La résolution du Parlement européen, adoptée le 8 mai 2008, relative au Livre Blanc sur le sport de la Commission européenne, a pris clairement position pour la protection des droits incorporels des organisateurs des manifestations sportives dans le cadre d’une ouverture du marché des jeux et paris sportifs mais a aussi rappelé son attachement à la mutualisation des ressources et au mécanisme de la vente centralisée des droits sportifs.

«recommande aux États membres et aux fédérations sportives et ligues nationales d'introduire, là où cela n'est pas encore le cas, la vente centralisée des droits médiatiques; juge essentielle, au nom de la solidarité, une redistribution équitable des revenus entre les clubs sportifs, y compris les plus petits, au sein des ligues et entre elles, ainsi qu'entre le sport professionnel et le sport amateur, pour éviter que les grands clubs soient les seuls à retirer des bénéfices des droits médiatiques» (article 73 de la résolution du Parlement européen relative au Livre Blanc sur le sport – 8 mai 2008).

La communication de la Commission européenne «Développer la dimension européenne du sport» adoptée le 18 janvier 2011 prend encore clairement position en faveur de la vente collective des droits est présentée comme un exemple de solidarité financière et de redistribution.

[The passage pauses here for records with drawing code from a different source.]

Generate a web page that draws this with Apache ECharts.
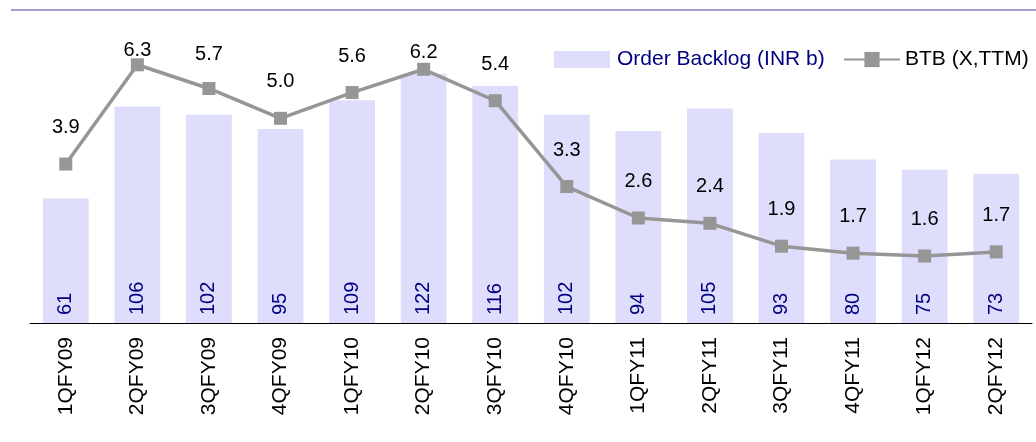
<!DOCTYPE html>
<html>
<head>
<meta charset="utf-8">
<script src="https://cdn.jsdelivr.net/npm/echarts@6/dist/echarts.min.js"></script>
<style>
  html, body { margin: 0; padding: 0; background: #fff; }
  #chart { width: 1036px; height: 442px; }
</style>
</head>
<body>
<div id="chart"></div>
<script>
const quarters = ['1QFY09', '2QFY09', '3QFY09', '4QFY09', '1QFY10', '2QFY10', '3QFY10',
  '4QFY10', '1QFY11', '2QFY11', '3QFY11', '4QFY11', '1QFY12', '2QFY12']
const orderBacklog = [61, 106, 102, 95, 109, 122, 116, 102, 94, 105, 93, 80, 75, 73]
const btb = [3.89, 6.32, 5.74, 5.01, 5.64, 6.21, 5.44, 3.34, 2.57, 2.44, 1.88, 1.71, 1.64, 1.74]

const FONT = '"Liberation Sans", Arial, sans-serif'
const NAVY = '#000080'
const GREY = '#969696'

// labels near the top get pushed closer to the points
const labelDist = { 1: -2, 5: 0, 2: 17 }

const chart = echarts.init(document.getElementById('chart'))

chart.setOption({
  animation: false,
  textStyle: { fontFamily: FONT },
  grid: { left: 30, right: 4, top: 37, bottom: 119 },
  legend: [
    {
      left: 549, top: 44,
      itemWidth: 56, itemHeight: 17, itemGap: 7,
      data: [{ name: 'Order Backlog (INR b)', icon: 'rect' }],
      textStyle: { color: NAVY, fontSize: 21, fontFamily: FONT, padding: [0, 0, 0, 2] }
    },
    {
      left: 838, top: 44,
      itemWidth: 56, itemHeight: 19,
      data: ['BTB (X,TTM)'],
      textStyle: { color: '#000', fontSize: 21, fontFamily: FONT }
    }
  ],
  graphic: [
    {
      type: 'line',
      shape: { x1: 11, y1: 10, x2: 1036, y2: 10 },
      style: { stroke: '#8080c0', lineWidth: 1.5 }
    }
  ],
  xAxis: {
    type: 'category',
    data: quarters,
    axisLine: { lineStyle: { color: '#000', width: 1 } },
    axisTick: { show: false },
    axisLabel: { rotate: 90, margin: 14, fontSize: 21, color: '#000', fontFamily: FONT }
  },
  yAxis: [
    { type: 'value', min: 0, max: 140, show: false },
    { type: 'value', min: 0, max: 7, show: false }
  ],
  series: [
    {
      name: 'Order Backlog (INR b)',
      type: 'bar',
      data: orderBacklog,
      barCategoryGap: '36%',
      itemStyle: { color: '#dedefc' },
      label: {
        show: true,
        position: 'insideBottom',
        rotate: 90,
        align: 'left',
        verticalAlign: 'middle',
        distance: 8,
        color: NAVY,
        fontSize: 20,
        fontFamily: FONT
      }
    },
    {
      name: 'BTB (X,TTM)',
      type: 'line',
      yAxisIndex: 1,
      data: btb.map((v, i) => ({
        value: v,
        label: { distance: labelDist[i] !== undefined ? labelDist[i] : 20 }
      })),
      symbol: 'rect',
      symbolSize: 13,
      lineStyle: { color: GREY, width: 3.5 },
      itemStyle: { color: GREY },
      label: {
        show: true,
        position: 'top',
        color: '#000',
        fontSize: 20,
        fontFamily: FONT,
        formatter: p => p.value.toFixed(1)
      },
      z: 3
    }
  ]
})
</script>
</body>
</html>
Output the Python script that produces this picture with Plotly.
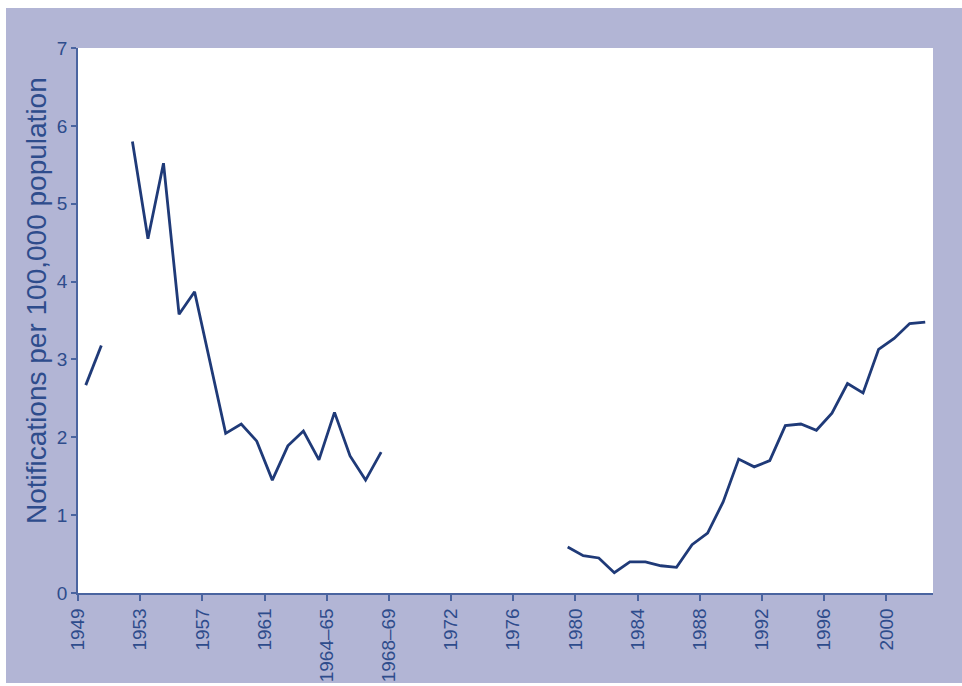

Ce principe de vente centralisée des droits est compatible avec le droit communautaire si elle est justifiée non discriminatoire, et proportionnelle aux buts recherchés. A titre d’exemple, on peut se référer à la position de la Commission européenne sur le droit d’exploitation audiovisuelle de l’UEFA. Le 23 juillet 2003, la Commission européenne a publié une décision d’exemption au bénéfice de l’UEFA en l’autorisant à vendre de manière centralisée les droits audiovisuels de la Ligue des Champions. L’entorse à la libre concurrence fut considérée comme proportionnée à l’objectif poursuivi, à savoir la bonne organisation et la maximisation de l’intérêt de la compétition.